(Stored entries)
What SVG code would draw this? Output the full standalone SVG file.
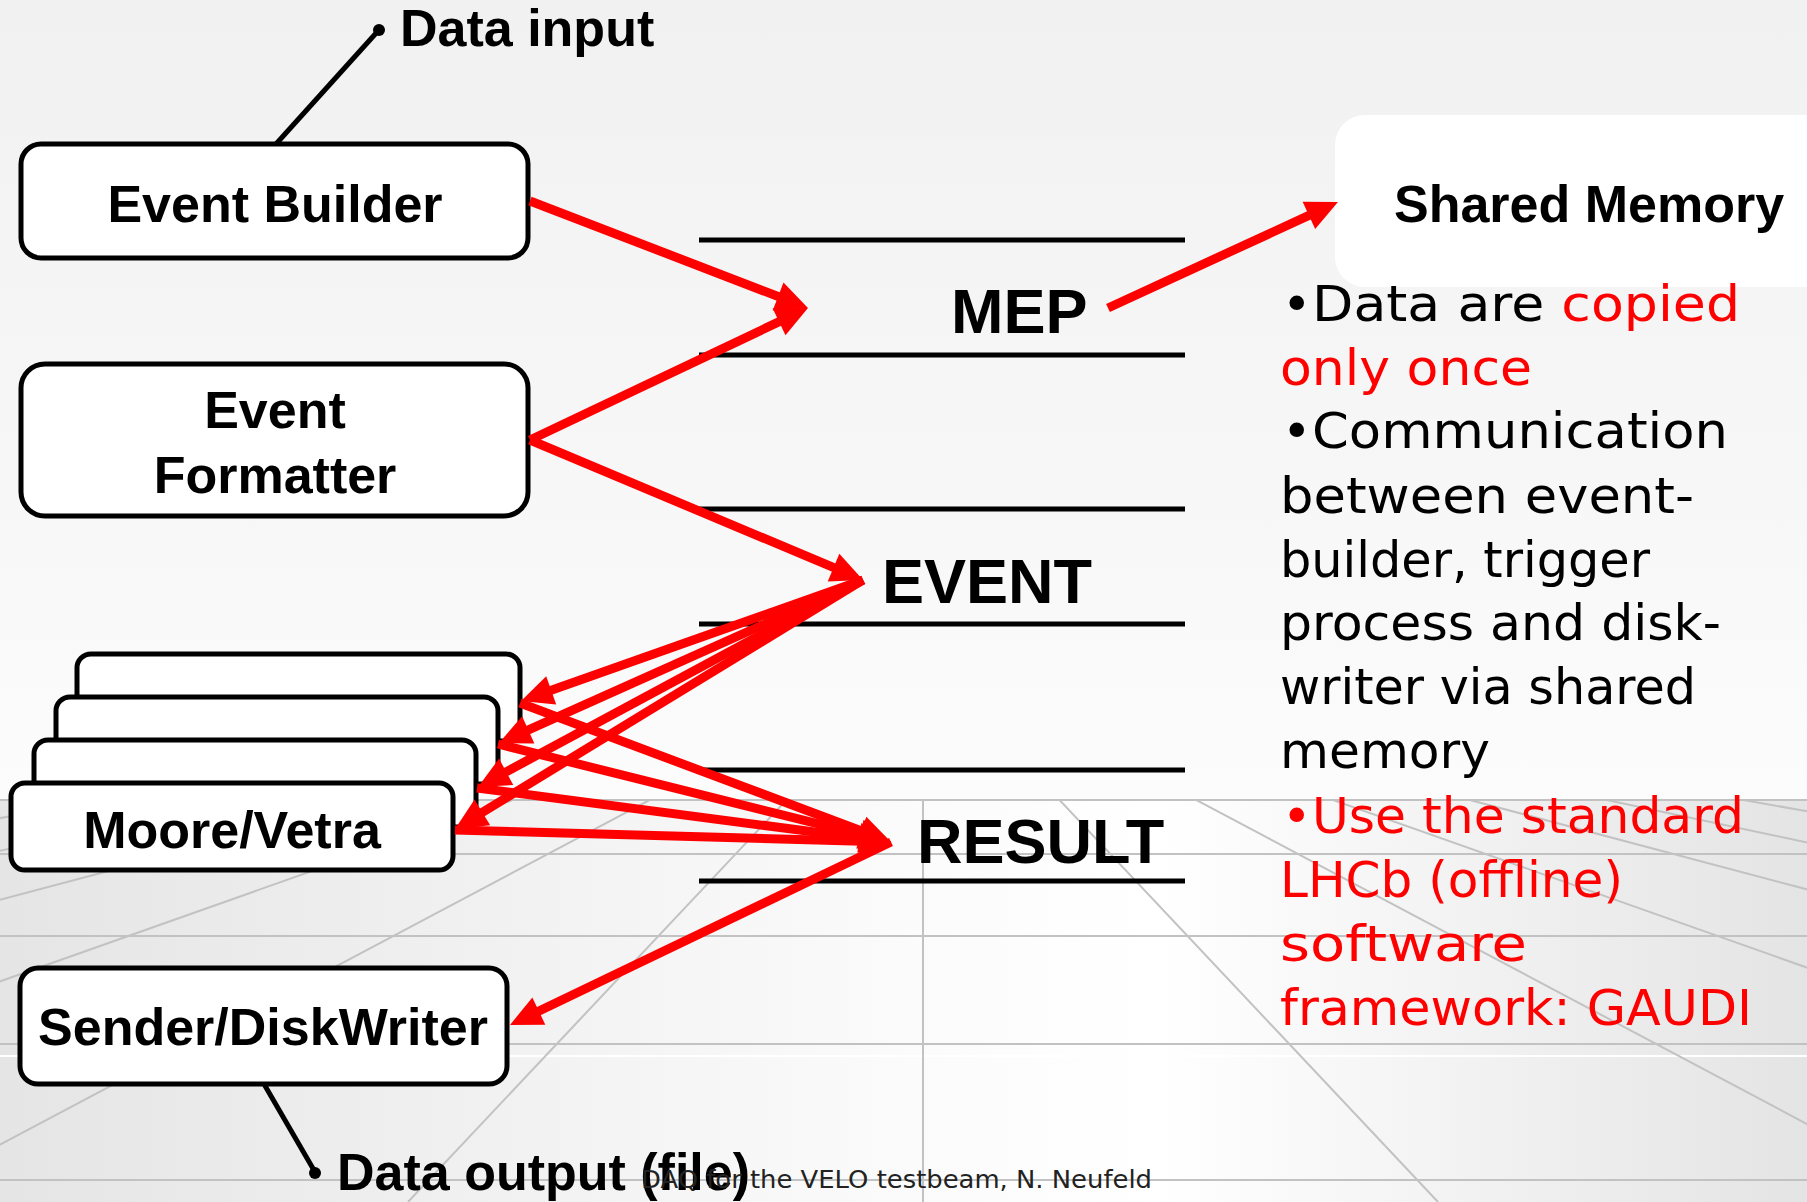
<svg xmlns="http://www.w3.org/2000/svg" width="1807" height="1202" viewBox="0 0 1807 1202">
  <defs>
    <linearGradient id="bgTop" x1="0" y1="0" x2="0" y2="800" gradientUnits="userSpaceOnUse">
      <stop offset="0" stop-color="#f1f1f1"/>
      <stop offset="0.6" stop-color="#f7f7f7"/>
      <stop offset="1" stop-color="#fcfcfc"/>
    </linearGradient>
    <linearGradient id="bgFloor" x1="0" y1="0" x2="1807" y2="0" gradientUnits="userSpaceOnUse">
      <stop offset="0" stop-color="#e5e5e5"/>
      <stop offset="0.5" stop-color="#fbfbfb"/>
      <stop offset="0.64" stop-color="#ffffff"/>
      <stop offset="1" stop-color="#e4e4e4"/>
    </linearGradient>
    <clipPath id="floorClip">
      <rect x="0" y="799" width="1807" height="403"/>
    </clipPath>
    <marker id="ah" markerUnits="userSpaceOnUse" viewBox="0 0 32 30" markerWidth="32" markerHeight="30" refX="12" refY="15" orient="auto" overflow="visible">
      <path d="M0,0 L32,15 L0,30 z" fill="#ff0000"/>
    </marker>
    <style>
      .box { fill: #ffffff; stroke: #000000; stroke-width: 5; }
      .lbl { font-family: "Liberation Sans", Arial, sans-serif; font-weight: bold; font-size: 52px; fill: #000000; }
      .buf { stroke: #000000; stroke-width: 5; }
      .buflbl { font-family: "Liberation Sans", Arial, sans-serif; font-weight: bold; font-size: 63px; fill: #000000; }
      .arrow { stroke: #ff0000; stroke-width: 9; fill: none; marker-end: url(#ah); }
      .lead { stroke: #000000; stroke-width: 5; }
      .grid { stroke: #c2c2c2; stroke-width: 2; }
      .body { font-family: "DejaVu Sans", "Liberation Sans", sans-serif; font-size: 50px; fill: #000000; }
      .red { fill: #ff0000; }
      .foot { font-family: "DejaVu Sans", "Liberation Sans", sans-serif; font-size: 25px; fill: #222222; }
    </style>
  </defs>

  <!-- background -->
  <rect x="0" y="0" width="1807" height="800" fill="url(#bgTop)"/>
  <rect x="0" y="799" width="1807" height="403" fill="url(#bgFloor)"/>

  <!-- perspective floor grid -->
  <g id="floor-grid" clip-path="url(#floorClip)">
    <line class="grid" x1="0" y1="800" x2="1807" y2="800"/>
    <line class="grid" x1="0" y1="854" x2="1807" y2="854"/>
    <line class="grid" x1="0" y1="936" x2="1807" y2="936"/>
    <line class="grid" x1="0" y1="1044" x2="1807" y2="1044"/>
    <line x1="0" y1="1056" x2="1807" y2="1056" stroke="#ffffff" stroke-width="2"/>
    <line class="grid" x1="0" y1="1180" x2="1807" y2="1180"/>
    <line class="grid" x1="923" y1="655" x2="-2172" y2="1202"/>
    <line class="grid" x1="923" y1="655" x2="-1656" y2="1202"/>
    <line class="grid" x1="923" y1="655" x2="-1140" y2="1202"/>
    <line class="grid" x1="923" y1="655" x2="-624" y2="1202"/>
    <line class="grid" x1="923" y1="655" x2="-108" y2="1202"/>
    <line class="grid" x1="923" y1="655" x2="408" y2="1202"/>
    <line class="grid" x1="923" y1="655" x2="923" y2="1202"/>
    <line class="grid" x1="923" y1="655" x2="1438" y2="1202"/>
    <line class="grid" x1="923" y1="655" x2="1954" y2="1202"/>
    <line class="grid" x1="923" y1="655" x2="2470" y2="1202"/>
    <line class="grid" x1="923" y1="655" x2="2986" y2="1202"/>
    <line class="grid" x1="923" y1="655" x2="3502" y2="1202"/>
    <line class="grid" x1="923" y1="655" x2="4018" y2="1202"/>
  </g>

  <!-- shared memory buffers -->
  <g id="buffer-mep">
    <line class="buf" x1="699" y1="240" x2="1185" y2="240"/>
    <line class="buf" x1="699" y1="355" x2="1185" y2="355"/>
    <text class="buflbl" x="951" y="333">MEP</text>
  </g>
  <g id="buffer-event">
    <line class="buf" x1="699" y1="509" x2="1185" y2="509"/>
    <line class="buf" x1="699" y1="624" x2="1185" y2="624"/>
    <text class="buflbl" x="882" y="603">EVENT</text>
  </g>
  <g id="buffer-result">
    <line class="buf" x1="699" y1="770" x2="1185" y2="770"/>
    <line class="buf" x1="699" y1="881" x2="1185" y2="881"/>
    <text class="buflbl" x="917" y="863">RESULT</text>
  </g>

  <!-- shared memory panel -->
  <g id="shared-memory">
    <rect x="1335" y="115" width="520" height="172" rx="30" fill="#ffffff"/>
    <text class="lbl" x="1394" y="222">Shared Memory</text>
  </g>

  <!-- data in / out leads -->
  <g id="data-input">
    <line class="lead" x1="276" y1="144" x2="378" y2="31"/>
    <circle cx="379" cy="30" r="6" fill="#000000"/>
    <text class="lbl" x="400" y="46" font-size="51">Data input</text>
  </g>
  <g id="data-output">
    <line class="lead" x1="264" y1="1084" x2="315" y2="1172"/>
    <circle cx="315" cy="1173" r="6" fill="#000000"/>
    <text class="lbl" x="337" y="1190">Data output (file)</text>
  </g>

  <!-- processes -->
  <g id="event-builder">
    <rect class="box" x="21" y="144" width="507" height="114" rx="20"/>
    <text class="lbl" x="275" y="222" text-anchor="middle">Event Builder</text>
  </g>
  <g id="event-formatter">
    <rect class="box" x="21" y="364" width="507" height="152" rx="24"/>
    <text class="lbl" x="275" y="428" text-anchor="middle">Event</text>
    <text class="lbl" x="275" y="493" text-anchor="middle">Formatter</text>
  </g>
  <g id="moore-vetra">
    <rect class="box" x="77" y="654" width="443" height="87" rx="14"/>
    <rect class="box" x="56" y="697" width="442" height="87" rx="14"/>
    <rect class="box" x="34" y="740" width="442" height="87" rx="14"/>
    <rect class="box" x="11" y="783" width="442" height="87" rx="14"/>
    <text class="lbl" x="232" y="848" text-anchor="middle">Moore/Vetra</text>
  </g>
  <g id="sender-diskwriter">
    <rect class="box" x="20" y="968" width="487" height="116" rx="18"/>
    <text class="lbl" x="263" y="1045" text-anchor="middle">Sender/DiskWriter</text>
  </g>

  <!-- data flow -->
  <g id="connectors">
    <line class="arrow" x1="530" y1="201" x2="789.3" y2="300.8"/>
    <line class="arrow" x1="530" y1="440" x2="789.9" y2="316.6"/>
    <line class="arrow" x1="530" y1="440" x2="844.6" y2="572.2"/>
    <line class="arrow" x1="1108" y1="308" x2="1319.8" y2="210.4"/>
    <line class="arrow" x1="863" y1="580" x2="539.9" y2="694.3"/>
    <line class="arrow" x1="863" y1="580" x2="517.3" y2="734.8"/>
    <line class="arrow" x1="863" y1="580" x2="495.6" y2="777.5"/>
    <line class="arrow" x1="863" y1="580" x2="472.1" y2="818.6"/>
    <line class="arrow" x1="520" y1="703" x2="872.3" y2="835.0"/>
    <line class="arrow" x1="498" y1="744" x2="871.6" y2="837.2"/>
    <line class="arrow" x1="477" y1="788" x2="871.2" y2="839.4"/>
    <line class="arrow" x1="455" y1="830" x2="871.0" y2="841.4"/>
    <line class="arrow" x1="891" y1="842" x2="528.0" y2="1016.3"/>
  </g>

  <!-- notes -->
  <g id="notes">
    <text class="body" x="1282" y="321">•</text>
    <text class="body" x="1312" y="321" textLength="428" lengthAdjust="spacingAndGlyphs">Data are <tspan class="red">copied</tspan></text>
    <text class="body red" x="1280" y="385" textLength="252" lengthAdjust="spacingAndGlyphs">only once</text>
    <text class="body" x="1282" y="448">•</text>
    <text class="body" x="1312" y="448" textLength="416" lengthAdjust="spacingAndGlyphs">Communication</text>
    <text class="body" x="1280" y="513" textLength="414" lengthAdjust="spacingAndGlyphs">between event-</text>
    <text class="body" x="1280" y="577" textLength="370" lengthAdjust="spacingAndGlyphs">builder, trigger</text>
    <text class="body" x="1280" y="640" textLength="441" lengthAdjust="spacingAndGlyphs">process and disk-</text>
    <text class="body" x="1280" y="704" textLength="416" lengthAdjust="spacingAndGlyphs">writer via shared</text>
    <text class="body" x="1280" y="768" textLength="210" lengthAdjust="spacingAndGlyphs">memory</text>
    <text class="body red" x="1282" y="833">•</text>
    <text class="body red" x="1312" y="833" textLength="432" lengthAdjust="spacingAndGlyphs">Use the standard</text>
    <text class="body red" x="1280" y="897" textLength="343" lengthAdjust="spacingAndGlyphs">LHCb (offline)</text>
    <text class="body red" x="1280" y="961" textLength="247" lengthAdjust="spacingAndGlyphs">software</text>
    <text class="body red" x="1280" y="1025" textLength="472" lengthAdjust="spacingAndGlyphs">framework: GAUDI</text>
  </g>

  <!-- footer -->
  <text class="foot" x="641" y="1188" textLength="511" lengthAdjust="spacingAndGlyphs">DAQ for the VELO testbeam, N. Neufeld</text>
</svg>
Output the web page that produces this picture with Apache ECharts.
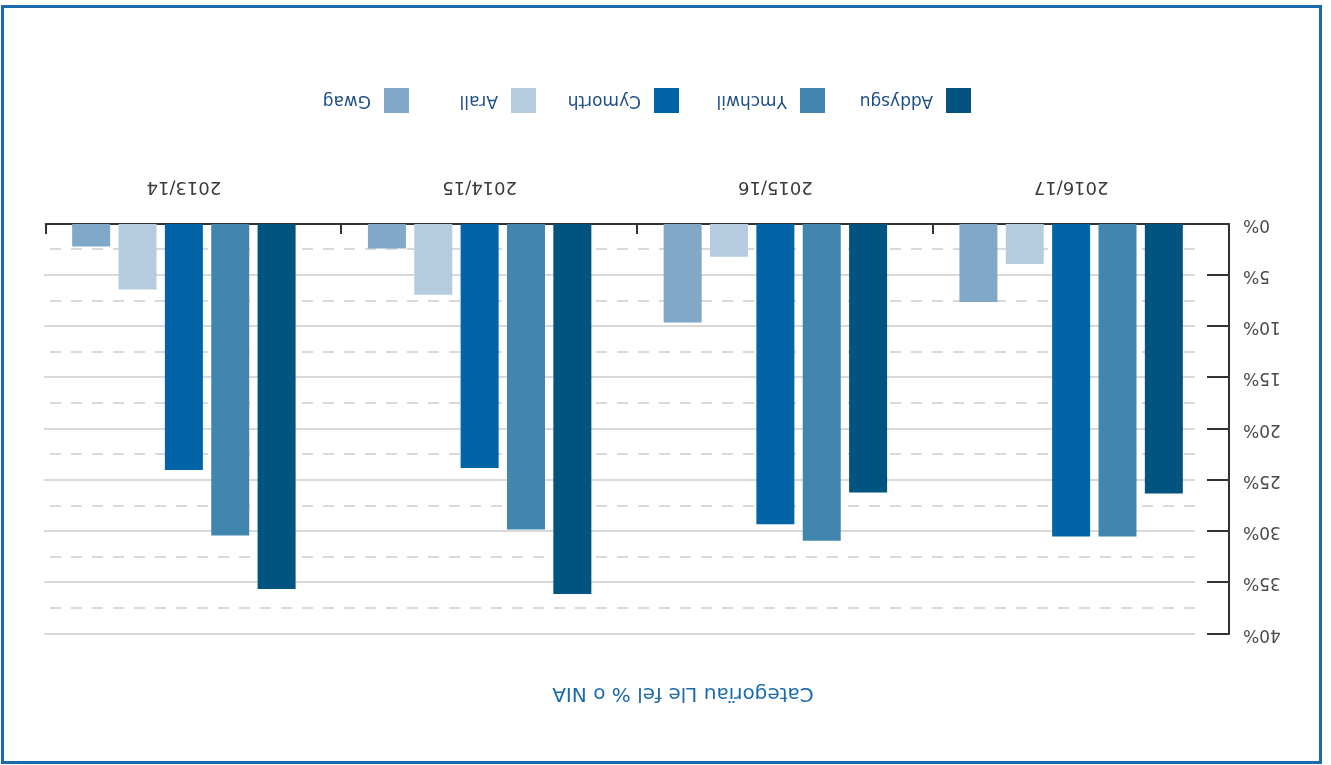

WHAT THE EXERCISE ASKS: Identify the lines above that contain the word "this", then copy them.

TASK SOLUTION:
What SVG code would draw this? Output the full standalone SVG file.
Output the web page that produces this picture with Apache ECharts.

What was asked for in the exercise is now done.